Pakistani politician

Nuzhat Amir Sadiq is a Pakistani politician who has been a Member of the Senate of Pakistan, since March 2012. Previously, she has been a Member of the National Assembly of Pakistan from 2008 to 2012.

==Education==
Sadiq received a Bachelor of the Arts degree from Cantonment College for Women in Peshawar in 1975.

==Political career==
Sadiq was elected to the National Assembly of Pakistan as a candidate of Pakistan Muslim League (N) (PML-N) on reserved seat for women in the 2008 Pakistani general election. She remained the richest woman Member of the National Assembly from 2007 to 2009.

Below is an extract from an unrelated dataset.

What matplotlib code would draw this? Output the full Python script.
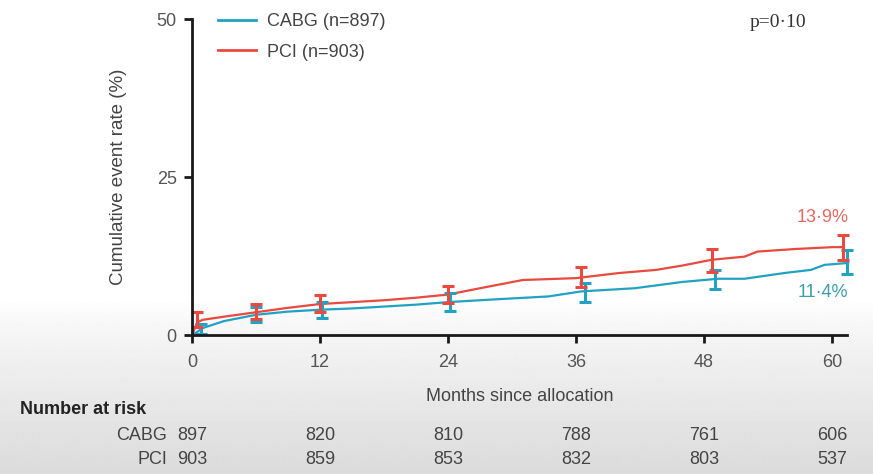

She was elected to the Senate of Pakistan as a candidate of PML-N on a reserved seat for women in the 2012 Pakistani Senate election.

She resigned from her National Assembly seat on 11 March 2012.

She was nominated by PML-N as its candidate in the 2018 Pakistani Senate election. However the Election Commission of Pakistan declared all PML-N candidates for the Senate election as independent after a ruling of the Supreme Court of Pakistan.

She was re-elected to the Senate as an independent candidate on a reserved seat for women from Punjab in the 2018 Senate election. She joined the treasury benches, led by PML-N after getting elected.